After FISH, all metaphase chromosomes of N. sativa revealed centromeric Ns-Sat1 signals while Ns-Sat2 localized in the (peri)centromeric regions of only chromosomes 1 and 4 (Fig. 4A,B). The Ns-CL6 probe which is a Ty3_gypsy LTR retrotransposon, resulted in evenly distributed signals, although with a lower density toward the distal chromosome regions (Fig. 4A). Nd-Sat1-specific signals were found in the centromeric regions of all N. damascena chromosomes (Fig. 4C). Ns-Sat1 also cross-hybridized to the centromeres of N. arvensis and N. hispanica (Fig. 4D and 4E). The Nd-Sat1 of N. damascena also cross-hybridized to the centromeres of N. orientalis (Fig. 4F). None of the Nd-Sat1, Ns-Sat1 and Ns-Sat2 probes cross-hybridized with N. integrifolia or N. bucharica. The observed clustering of centromeric repeats at one pole of the nuclei indicates a Rabl-like chromosome configuration in interphase nuclei of Nigella (Fig. 4A and E).
The observed hybridization signals of all four Nb satellite probes showed similar intensities, locations and numbers in N. bucharica and N. integrifolia (Fig. 1). Nb-Sat1 seems to co-localize with the 45S-rDNA loci, since it is found in terminal positions on the short arms of the two telocentric and the submetacentric chromosomes. Nb-Sat2 revealed signals on the distal ends of the long arm of the telocentric chromosomes (Fig. 4G), while Nb-Sat3 and Nb-Sat4 showed signals in centromeric positions of all chromosomes (Fig. 1 and Fig. 4H). It seems that at least in some of the chromosomes Nb-Sat3 is extended toward the inner part of the centomers compared with Nb-Sat4 (arrows in Fig 4H). FISH with the Arabidopsis-like telomere repeat (TTTAGGG)n detected corresponding signals exclusively at both ends of all Nigella chromosomes (Fig. 4I).

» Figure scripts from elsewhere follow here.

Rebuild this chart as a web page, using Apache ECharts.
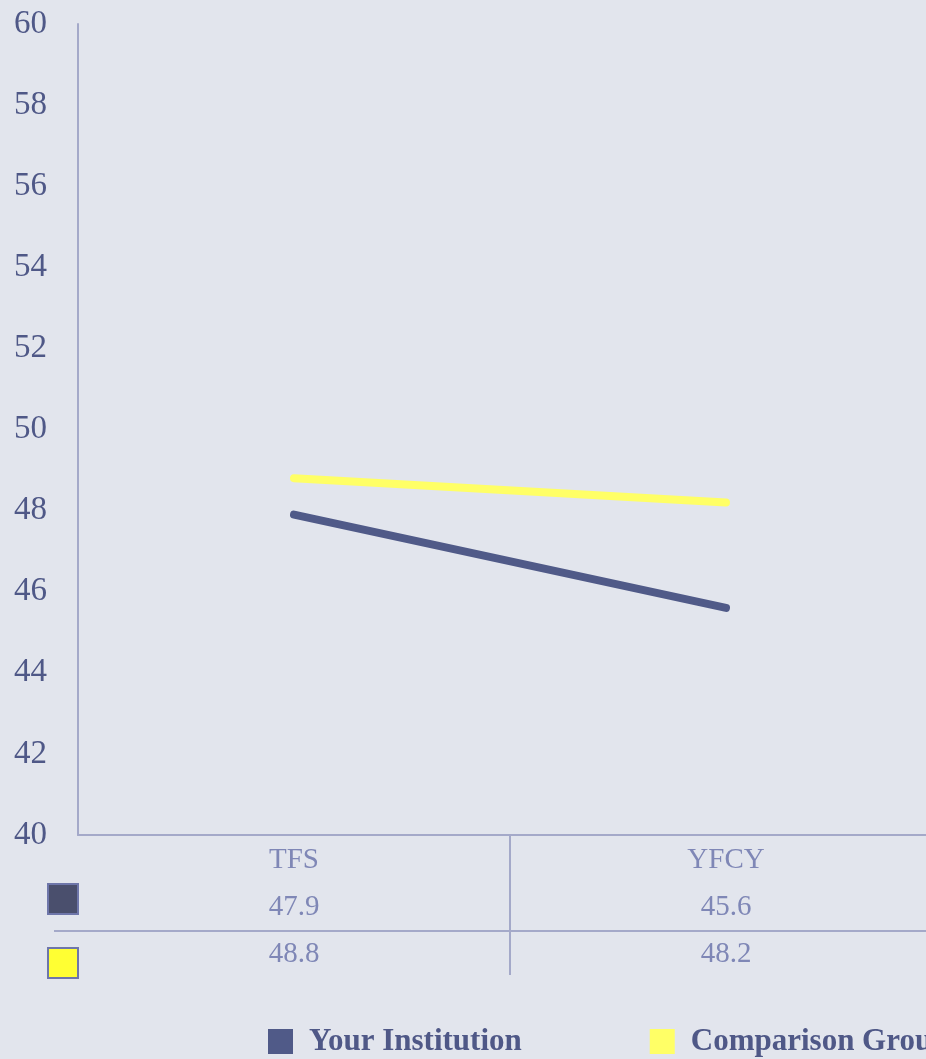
<!DOCTYPE html>
<html>
<head>
<meta charset="utf-8">
<script src="https://cdn.jsdelivr.net/npm/echarts@6/dist/echarts.min.js"></script>
<style>
  html, body { margin: 0; padding: 0; background: #E2E5ED; }
  #chart { width: 926px; height: 1059px; }
</style>
</head>
<body>
<div id="chart"></div>
<script>
const categories = ['TFS', 'YFCY'];
const yourInstitution = [47.9, 45.6];
const comparisonGroup = [48.8, 48.2];
const seriesNames = ['Your Institution', 'Comparison Group'];

const darkBlue = '#505A88';
const yellow = '#FFFF66';
const axisColor = '#A4A9C9';
const serif = '"Liberation Serif", "DejaVu Serif", serif';

const chart = echarts.init(document.getElementById('chart'));

chart.setOption({
  animation: false,
  backgroundColor: '#E2E5ED',
  grid: { left: 78, top: 24, bottom: 224, right: -16, outerBoundsMode: 'none' },
  legend: {
    left: 263,
    top: 1021,
    width: 1200,
    icon: 'rect',
    itemWidth: 25,
    itemHeight: 25,
    itemGap: 128,
    textStyle: {
      fontFamily: serif,
      fontSize: 31,
      fontWeight: 'bold',
      color: '#4F5887',
      lineHeight: 30,
      padding: [0, 0, 0, 11]
    },
    data: seriesNames
  },
  xAxis: {
    type: 'category',
    data: categories,
    boundaryGap: true,
    axisLine: { lineStyle: { color: axisColor, width: 2 } },
    axisTick: { show: false },
    axisLabel: {
      margin: 2,
      formatter: (v, i) =>
        '{c|' + v + '}\n{v|' + yourInstitution[i].toFixed(1) + '}\n{v|' + comparisonGroup[i].toFixed(1) + '}',
      rich: {
        c: { fontFamily: serif, fontSize: 29, color: '#7F87B6', lineHeight: 47 },
        v: { fontFamily: serif, fontSize: 29, color: '#7F87B6', lineHeight: 47 }
      }
    }
  },
  yAxis: {
    type: 'value',
    min: 40,
    max: 60,
    interval: 2,
    axisLine: { show: true, lineStyle: { color: axisColor, width: 2 } },
    axisTick: { show: false },
    splitLine: { show: false },
    axisLabel: {
      margin: 31,
      fontFamily: serif,
      fontSize: 33,
      color: '#4F5887'
    }
  },
  series: [
    {
      name: seriesNames[0],
      type: 'line',
      data: yourInstitution,
      symbol: 'none',
      color: darkBlue,
      lineStyle: { width: 8, cap: 'round', color: darkBlue }
    },
    {
      name: seriesNames[1],
      type: 'line',
      data: comparisonGroup,
      symbol: 'none',
      color: yellow,
      lineStyle: { width: 8, cap: 'round', color: yellow }
    }
  ]
});

// data table lines and keys, placed from the axis scale
const x0 = chart.convertToPixel({ xAxisIndex: 0 }, categories[0]);
const x1 = chart.convertToPixel({ xAxisIndex: 0 }, categories[1]);
const yBase = chart.convertToPixel({ yAxisIndex: 0 }, 40);
const midX = Math.round((x0 + x1) / 2);

chart.setOption({
  graphic: [
    {
      type: 'line',
      shape: { x1: midX, y1: yBase, x2: midX, y2: yBase + 140 },
      style: { stroke: axisColor, lineWidth: 2 }
    },
    {
      type: 'line',
      shape: { x1: 54, y1: yBase + 96, x2: 926, y2: yBase + 96 },
      style: { stroke: axisColor, lineWidth: 2 }
    },
    {
      type: 'rect',
      shape: { x: 48, y: 884, width: 30, height: 30 },
      style: { fill: '#4A4F6D', stroke: '#6E76AA', lineWidth: 2 }
    },
    {
      type: 'rect',
      shape: { x: 48, y: 948, width: 30, height: 30 },
      style: { fill: '#FFFF33', stroke: '#6E76AA', lineWidth: 2 }
    }
  ]
});
</script>
</body>
</html>
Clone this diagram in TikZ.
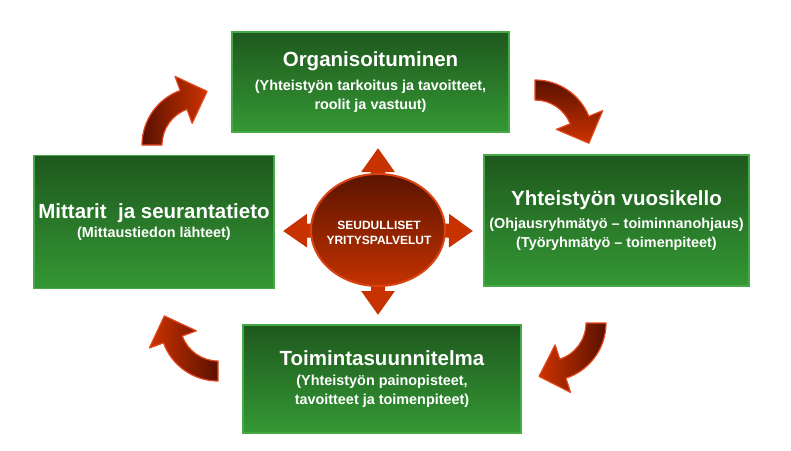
\documentclass[tikz,border=0pt]{standalone}
\usepackage{fontspec}
\setmainfont{Liberation Sans}
\usetikzlibrary{shapes.geometric,arrows.meta,calc}
\definecolor{boxtop}{HTML}{1E581E}
\definecolor{boxbot}{HTML}{349834}
\definecolor{boxedge}{HTML}{45AA45}
\definecolor{hubtop}{HTML}{5A1400}
\definecolor{hubbot}{HTML}{C43200}
\definecolor{hubedge}{HTML}{D8430F}
\definecolor{arrflat}{HTML}{C83200}
\definecolor{arrdark}{HTML}{5A1000}
\definecolor{arrbright}{HTML}{CC3300}
\definecolor{arredge}{HTML}{E2481C}
\newcommand{\titlef}{\fontsize{20.5}{24}\selectfont}
\newcommand{\subf}{\fontsize{14.4}{19.5}\selectfont}
\newcommand{\hubf}{\fontsize{12}{15}\selectfont}
% curved arrow: #1 centre, #2 start angle, #3 end angle, #4 shading
\newcommand{\curvedarr}[4]{%
  \path[#4, draw=arredge, line width=1.2pt, line join=round]
    ($#1+(#2:58)$) arc[start angle=#2, end angle=#3, radius=58]
    -- ($#1+(#3:73)$) -- ($#1+(#3:48)+(#3+90:25)$) -- ($#1+(#3:23)$)
    -- ($#1+(#3:38)$) arc[start angle=#3, end angle=#2, radius=38] -- cycle;}
\tikzset{
  greenbox/.style={rectangle, top color=boxtop, bottom color=boxbot,
    draw=boxedge, line width=1.5pt, text=white, font=\bfseries,
    align=center, inner sep=0pt},
  hub/.style={ellipse, top color=hubtop, bottom color=hubbot, draw=hubedge,
    line width=2pt, minimum width=134pt, minimum height=112pt, inner sep=0pt,
    outer sep=0pt},
  hubtxt/.style={text=white, font=\bfseries\hubf, align=center, inner sep=0pt},
  crossarr/.style={draw=arrflat, line width=14pt,
    -{Triangle[length=24pt,width=32pt]}, arrflat}
}
\begin{document}
\begin{tikzpicture}[x=1pt,y=-1pt]
\useasboundingbox (0,0) rectangle (791,450);
\fill[white] (0,0) rectangle (791,450);

% boxes
\node[greenbox, minimum width=277pt, minimum height=100pt] (org) at (370.5,82)
  {\titlef Organisoituminen\\[8pt]\subf (Yhteistyön tarkoitus ja tavoitteet,\\[4.5pt]\subf roolit ja vastuut)};
\node[greenbox, minimum width=240pt, minimum height=133pt] (mit) at (154,222)
  {\titlef Mittarit\ \ ja seurantatieto\\[2.5pt]\subf (Mittaustiedon lähteet)};
\node[greenbox, minimum width=265pt, minimum height=131pt] (vuo) at (616.5,220.5)
  {\titlef Yhteistyön vuosikello\\[7pt]\subf (Ohjausryhmätyö -- toiminnanohjaus)\\[5pt]\subf (Työryhmätyö -- toimenpiteet)};
\node[greenbox, minimum width=278pt, minimum height=108pt] (toi) at (382,379)
  {\titlef Toimintasuunnitelma\\[8pt]\subf (Yhteistyön painopisteet,\\[4.5pt]\subf tavoitteet ja toimenpiteet)};

% hub with four arrows
\coordinate (hc) at (378,230);
\coordinate (tipN) at (378,148);
\coordinate (tipS) at (378,315);
\coordinate (tipE) at (473,231);
\coordinate (tipW) at (283,231);
\draw[crossarr] (hc) -- (tipN);
\draw[crossarr] (hc) -- (tipS);
\draw[crossarr] (hc) -- (tipE);
\draw[crossarr] (hc) -- (tipW);
\node[hub] (hubnode) at (hc) {};
\node[hubtxt] (hubtext) at (379,233) {SEUDULLISET\\YRITYSPALVELUT};

% curved arrows
\coordinate (ctl) at (200,145);
\coordinate (ctr) at (535,138);
\coordinate (cbr) at (548,323);
\coordinate (cbl) at (218,323);
\curvedarr{(ctl)}{180}{250}{left color=arrdark, right color=arrbright}
\curvedarr{(ctr)}{-90}{-22}{top color=arrdark, bottom color=arrbright}
\curvedarr{(cbr)}{0}{72}{right color=arrdark, left color=arrbright}
\curvedarr{(cbl)}{90}{160}{right color=arrdark, left color=arrbright}
\end{tikzpicture}
\end{document}
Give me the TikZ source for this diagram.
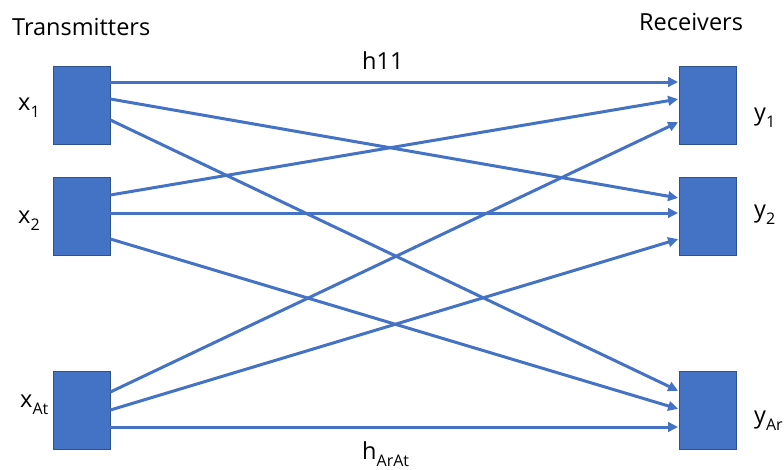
\documentclass[tikz,border=0pt]{standalone}
\usepackage{fontspec}
\setmainfont{Open Sans}
\usetikzlibrary{arrows.meta}
\definecolor{boxblue}{HTML}{4472C4}
\definecolor{boxedge}{HTML}{2F528F}
\newcommand{\sbx}[1]{\raisebox{-0.32em}{\fontsize{16}{16}\selectfont #1}}
\begin{document}
\begin{tikzpicture}[x=1pt,y=-1pt,
  antenna/.style={draw=boxedge,line width=0.8pt,fill=boxblue,minimum width=57pt,minimum height=78pt,inner sep=0pt},
  link/.style={draw=boxblue,line width=3pt,-{Triangle[length=10pt,width=9.5pt]},shorten >=0.5pt},
  lbl/.style={font=\fontsize{23.5}{25}\selectfont,inner sep=0pt,anchor=base west}]
\useasboundingbox (0,0) rectangle (784,469);
\node[antenna] (t1) at (81.5,105) {};
\node[antenna] (t2) at (81.5,216.5) {};
\node[antenna] (t3) at (81.5,410) {};
\node[antenna] (r1) at (707.5,105) {};
\node[antenna] (r2) at (707.5,216) {};
\node[antenna] (r3) at (707.5,410) {};
% links
\draw[link] ([yshift=23pt]t1.east) -- ([yshift=23pt]r1.west);
\draw[link] ([yshift=6pt]t1.east) -- ([yshift=18pt]r2.west);
\draw[link] ([yshift=-15pt]t1.east) -- ([yshift=19pt]r3.west);
\draw[link] ([yshift=21.5pt]t2.east) -- ([yshift=6pt]r1.west);
\draw[link] ([yshift=3.5pt]t2.east) -- ([yshift=3pt]r2.west);
\draw[link] ([yshift=-22.5pt]t2.east) -- ([yshift=1pt]r3.west);
\draw[link] ([yshift=18pt]t3.east) -- ([yshift=-17pt]r1.west);
\draw[link] ([yshift=0pt]t3.east) -- ([yshift=-23pt]r2.west);
\draw[link] ([yshift=-17pt]t3.east) -- ([yshift=-17pt]r3.west);
% labels
\node[lbl] (tt) at (12,35) {Transmitters};
\node[lbl] (rt) at (639,30) {Receivers};
\node[lbl] (h11) at (362,69) {h11};
\node[lbl] (hAA) at (362,459) {h\sbx{ArAt}};
\node[lbl] (x1) at (18,110) {x\sbx{1}};
\node[lbl] (x2) at (18,223) {x\sbx{2}};
\node[lbl] (x3) at (20,407) {x\sbx{At}};
\node[lbl] (y1) at (754,120) {y\sbx{1}};
\node[lbl] (y2) at (754,217) {y\sbx{2}};
\node[lbl] (y3) at (754,423) {y\sbx{Ar}};
\end{tikzpicture}
\end{document}
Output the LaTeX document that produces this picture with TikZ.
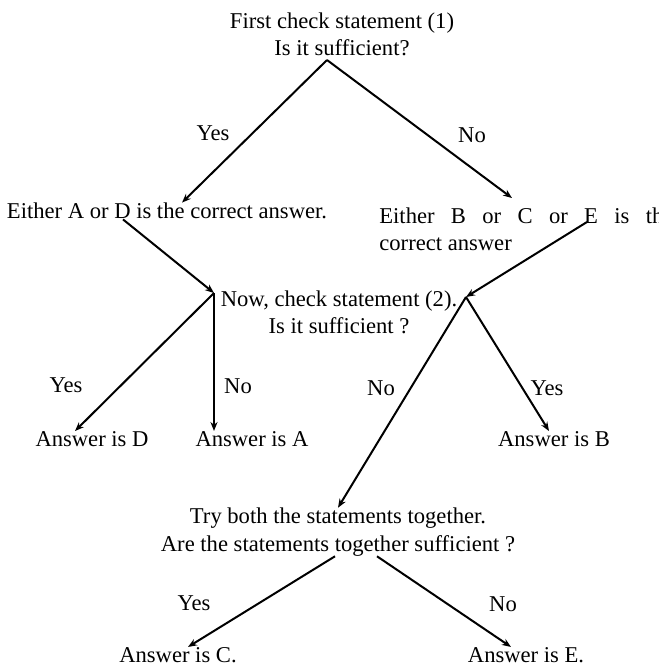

The genome-wide repetitive analysis in the three Nigella species indicated that retroelements, especially Ty_gypsy LTRs, are the main contributors the relatively large genomes of Nigella. On the contrary, the abundance and diversity of satellite DNAs is relatively low. Most of these satellites locate at (peri)centromeric regions. The (peri)centromeric satellite repeats of N. sativa (Ns-Sat1), N. damascena (Nd-Sat1) and N. bucharica (Nb-Sat3 and Nb-Sat4) are higly distinct and cross-hybridize only to the closely related genomes as indicated in Fig. 1.